Definition of negatives in NT-Xent loss

Question

I'm trying to understand few details about NT-Xent loss defined in SimCLR paper(link). The loss is defined as

$$\mathcal{l}_{i,j} = -\log\frac{\exp(sim(z_i,z_j)/\tau)}{\sum_{k=1}^{2N}\mathbb{1}_{[k\neq i]} \exp(sim(z_i,z_k)/\tau)}$$

Where $z_i$ and $z_j$ represent two augmentations for the same image. What I don't understand is: at the denominator, I understand that we want to exclude the point $z_i$ using the indicator function but shouldn't we exclude also $z_j$? Otherwise we will have $k=j$ for some $k$. Essentially, why we do let the positive sample at the denominator?

Answer 1

To train the model, you take $N$ samples then build $N$ pairs by means of applying two different augmentations. So the total num. of samples is $2N$. Now, you take one pair $(i,j)$ and consider that to be positive. The remaining $N-1$ pairs (so $2(N-1)=2N-2$ samples) are negatives.

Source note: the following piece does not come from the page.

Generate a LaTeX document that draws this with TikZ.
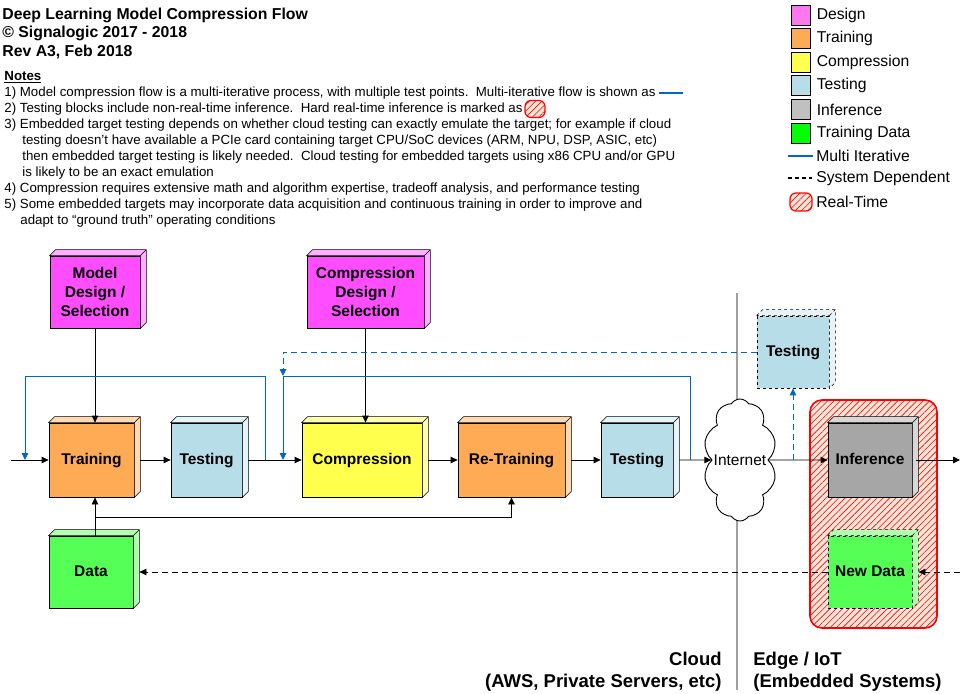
\documentclass[tikz,border=0pt]{standalone}
\usepackage{fontspec}
\setmainfont{Liberation Sans}
\usetikzlibrary{arrows.meta,positioning,shapes.symbols,patterns.meta}

\definecolor{dsgn}{HTML}{FF4DFF}
\definecolor{trng}{HTML}{FFAA55}
\definecolor{cmpr}{HTML}{FFFF4D}
\definecolor{tstg}{HTML}{B7DDE8}
\definecolor{infr}{HTML}{A6A6A6}
\definecolor{tdat}{HTML}{55FF55}
\definecolor{lgdsgn}{HTML}{FF77EE}
\definecolor{lginfr}{HTML}{C0C0C0}
\definecolor{lgtdat}{HTML}{00FF00}
\definecolor{iterblue}{HTML}{0066CC}
\definecolor{rtpink}{HTML}{FDE5D8}
\definecolor{divgrey}{HTML}{A0A0A0}

% top and right faces of a block
\newcommand{\cubeside}[3][]{%
  \filldraw[fill=#3, line width=0.6pt, #1] (#2.north west) -- ++(6,-6)
    -- ([shift={(6,-6)}]#2.north east) -- ([shift={(6,-6)}]#2.south east)
    -- (#2.south east) -- (#2.north east) -- cycle
    (#2.north east) -- ++(6,-6);
}

\tikzset{
  blk/.style={draw, line width=0.8pt, align=center, inner sep=0pt,
    font=\bfseries\fontsize{15.5}{19}\selectfont, minimum height=74pt},
  one/.style={text height=11.5pt, text depth=3pt},
  iter/.style={draw=iterblue, line width=0.9pt},
  sysdep/.style={dash pattern=on 6pt off 4pt},
  rtzone/.style={draw=red, line width=1.6pt, rounded corners=12pt, fill=rtpink,
    postaction={pattern={Lines[angle=45,distance=4.5pt,line width=0.6pt]}, pattern color=red}},
  rticon/.style={rtzone, line width=1.2pt, rounded corners=6pt, minimum width=20pt,
    minimum height=17pt, inner sep=0pt},
  lgbox/.style={draw, line width=0.8pt, minimum width=19pt, minimum height=20pt, inner sep=0pt},
  lgtext/.style={anchor=west, inner sep=0pt, font=\fontsize{15.7}{18}\selectfont}
}

\begin{document}
\begin{tikzpicture}[x=1pt, y=-1pt, line width=0.8pt, >={Triangle[length=7pt,width=6.5pt]}]
\useasboundingbox (0,0) rectangle (962,694);

% header and notes
\node[anchor=north west, align=left, inner sep=0pt, font=\bfseries\fontsize{15.8}{18.5}\selectfont] (title) at (2,7.5)
  {Deep Learning Model Compression Flow\\\textcopyright{} Signalogic 2017 - 2018\\Rev A3, Feb 2018};
\node[anchor=north west, align=left, inner sep=0pt, font=\fontsize{13.3}{16}\selectfont] (notes) at (4,71)
  {\textbf{\underline{Notes}}\\
  1) Model compression flow is a multi-iterative process, with multiple test points.\ \ Multi-iterative flow is shown as\\
  2) Testing blocks include non-real-time inference.\ \ Hard real-time inference is marked as\\
  3) Embedded target testing depends on whether cloud testing can exactly emulate the target; for example if cloud\\
  \hspace*{18pt}testing doesn't have available a PCIe card containing target CPU/SoC devices (ARM, NPU, DSP, ASIC, etc)\\
  \hspace*{18pt}then embedded target testing is likely needed.\ \ Cloud testing for embedded targets using x86 CPU and/or GPU\\
  \hspace*{18pt}is likely to be an exact emulation\\
  4) Compression requires extensive math and algorithm expertise, tradeoff analysis, and performance testing\\
  5) Some embedded targets may incorporate data acquisition and continuous training in order to improve and\\
  \hspace*{16pt}adapt to “ground truth” operating conditions};
\coordinate (nb1) at (659,93);
\coordinate (nb2) at (683,93);
\draw[iter, line width=2.2pt] (nb1) -- (nb2);
\node[rticon] (nrt) at (535,109) {};

% legend
\foreach \c/\t [count=\i] in {lgdsgn/Design, trng/Training, cmpr/Compression, tstg/Testing, lginfr/Inference, lgtdat/Training Data} {
  \node[lgbox, fill=\c] (lg\i) at (800.5,{15+23.6*(\i-1)}) {};
  \node[lgtext, right=6pt of lg\i] (lt\i) {\t};
}
\coordinate (mi1) at (788,156);
\coordinate (mi2) at (813,156);
\draw[iter, line width=2.2pt] (mi1) -- (mi2);
\node[lgtext] (lt7) at (816,156) {Multi Iterative};
\coordinate (sd1) at (788,178);
\coordinate (sd2) at (812,178);
\draw[line width=2pt, dash pattern=on 4pt off 3pt] (sd1) -- (sd2);
\node[lgtext] (lt8) at (816,178) {System Dependent};
\node[rticon, minimum width=22pt, minimum height=18pt] (lg9) at (801,202) {};
\node[lgtext] (lt9) at (816,202) {Real-Time};

% cloud / edge divider and real-time zone
\coordinate (dv1) at (737,293);
\coordinate (dv2) at (737,690);
\draw[divgrey, line width=2pt] (dv1) -- (dv2);
\node[rtzone, minimum width=127pt, minimum height=228pt] (rt) at (873.5,514) {};

% blocks
\node[blk, fill=dsgn, minimum width=90pt, minimum height=72pt] (mds) at (95,292) {Model\\Design /\\Selection};
\cubeside{mds}{dsgn!45!white}
\node[blk, one, fill=trng, minimum width=85pt] (trn) at (91.5,460) {Training};
\cubeside{trn}{trng!45!white}
\node[blk, one, fill=tstg, minimum width=71pt] (tst1) at (206.5,460) {Testing};
\cubeside{tst1}{tstg!35!white}
\node[blk, one, fill=tdat, minimum width=84pt, minimum height=72pt] (data) at (91,572) {Data};
\cubeside{data}{tdat!45!white}
\node[blk, fill=dsgn, minimum width=117pt, minimum height=72pt] (cds) at (365.5,292) {Compression\\Design /\\Selection};
\cubeside{cds}{dsgn!45!white}
\node[blk, one, fill=cmpr, minimum width=120pt] (cmp) at (362,460) {Compression};
\cubeside{cmp}{cmpr!45!white}
\node[blk, one, fill=trng, minimum width=107pt] (rtr) at (511.5,460) {Re-Training};
\cubeside{rtr}{trng!45!white}
\node[blk, one, fill=tstg, minimum width=72pt] (tst2) at (637,460) {Testing};
\cubeside{tst2}{tstg!35!white}
\node[cloud, draw, fill=white, cloud puffs=10, cloud puff arc=115, cloud ignores aspect,
  minimum width=72pt, minimum height=122pt, inner sep=0pt, line width=0.9pt,
  font=\fontsize{15.5}{18}\selectfont] (inet) at (740,460) {Internet};
\node[blk, one, fill=tstg, dashed, minimum width=72pt, minimum height=72pt] (tst3) at (793,352) {Testing};
\cubeside[dashed]{tst3}{tstg!35!white}
\node[blk, one, fill=infr, minimum width=84pt] (inf) at (870,460) {Inference};
\cubeside{inf}{infr!45!white}
\node[blk, one, fill=tdat, dashed, minimum width=84pt, minimum height=72pt] (ndat) at (870,572) {New Data};
\cubeside[dashed]{ndat}{tdat!45!white}

% connectors
\coordinate (in) at (11,460);
\coordinate (out) at (960,460);
\coordinate (ext) at (960,572);
\coordinate (dj) at (95,517);
\coordinate (fb1) at (265,460);
\coordinate (lp1) at (25,460);
\coordinate (fb2) at (690,460);
\coordinate (lp2) at (283,460);
\coordinate (lp3) at (283,376);
\coordinate (up) at (793,460);
\draw[->] (in) -- (trn);
\draw[->] (mds.south) -- (mds.south |- trn.north);
\draw[->] ([xshift=6pt]trn.east) -- (tst1);
\draw[->] ([xshift=6pt]tst1.east) -- (cmp);
\draw[->] (cds.south) -- (cds.south |- cmp.north);
\draw[->] ([xshift=6pt]cmp.east) -- (rtr);
\draw[->] ([xshift=6pt]rtr.east) -- (tst2);
\draw[->] ([xshift=6pt]tst2.east) -- (inet);
\draw[->] (inet) -- (inf);
\draw[->] ([xshift=4pt]inf.east) -- (out);
\draw[->] (data.north -| mds.south) -- (mds.south |- trn.south);
\draw[->] (dj) -| (rtr.south);
\draw[iter, ->] (fb1) -- ++(0,-84) -| (lp1);
\draw[iter, ->] (fb2) -- ++(0,-84) -| (lp2);
\draw[iter, sysdep, ->] (tst3.west) -| (lp3);
\draw[iter, sysdep, ->] (up) -- (tst3.south);
\draw[sysdep, ->] (ext) -- ([xshift=6pt]ndat.east);
\draw[sysdep, ->] (ndat.west) -- ([xshift=6pt]data.east);

% zone labels
\node[anchor=north east, align=right, inner sep=0pt, font=\bfseries\fontsize{18.5}{22}\selectfont] (cldlbl) at (722,651.5)
  {Cloud\\(AWS, Private Servers, etc)};
\node[anchor=north west, align=left, inner sep=0pt, font=\bfseries\fontsize{18.5}{22}\selectfont] (edglbl) at (753,651.5)
  {Edge / IoT\\(Embedded Systems)};
\end{tikzpicture}
\end{document}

For each positive pair $(i,j)$ you compute the similarity of the positive pair at the numerator, and normalize it by the sum of similarities between the anchor $i$ and the negative $k$: if you reason on pairs, instead of single samples, you have that $k\neq j$. Maybe in the paper is not so clear, but $i$ and $j$ are positive because they are two different views of the same input sample (say $x$), instead $(i, k)$ and $(k, j)$ are negatives because $k$ is a view from another input (say $x'$, where $x\neq x'$.) So, when computing the denominator you do not include $j$. I found a blog post that explains that too.

Lastly, the loss is also computed on $(j,i)$ pairs, so you sum it and divide by 2 times the batch size $N$.

Answer 2

If you look at this part: $$\frac{\exp(sim(z_i,z_j)/\tau)}{\sum_{k=1}^{2N}\mathbb{1}_{[k\neq i]} \exp(sim(z_i,z_k)/\tau)}$$ you will notice that it's similar to: $$\frac{\exp(x_i)}{\sum_{i=1}^{N}\exp(x_j)}$$ Which is basically a softmax function. It's essentially a way to normalize the loss function so that all the probabilities sum up to 1. In the SimCLR case, you only have to exclude k=i, because of course the similarity of a sample with itself will always be 1.

Essentially this normalization is the reason why the positive samples (similarity close to 1.0) are pushed away from negative samples (similarity close to 0).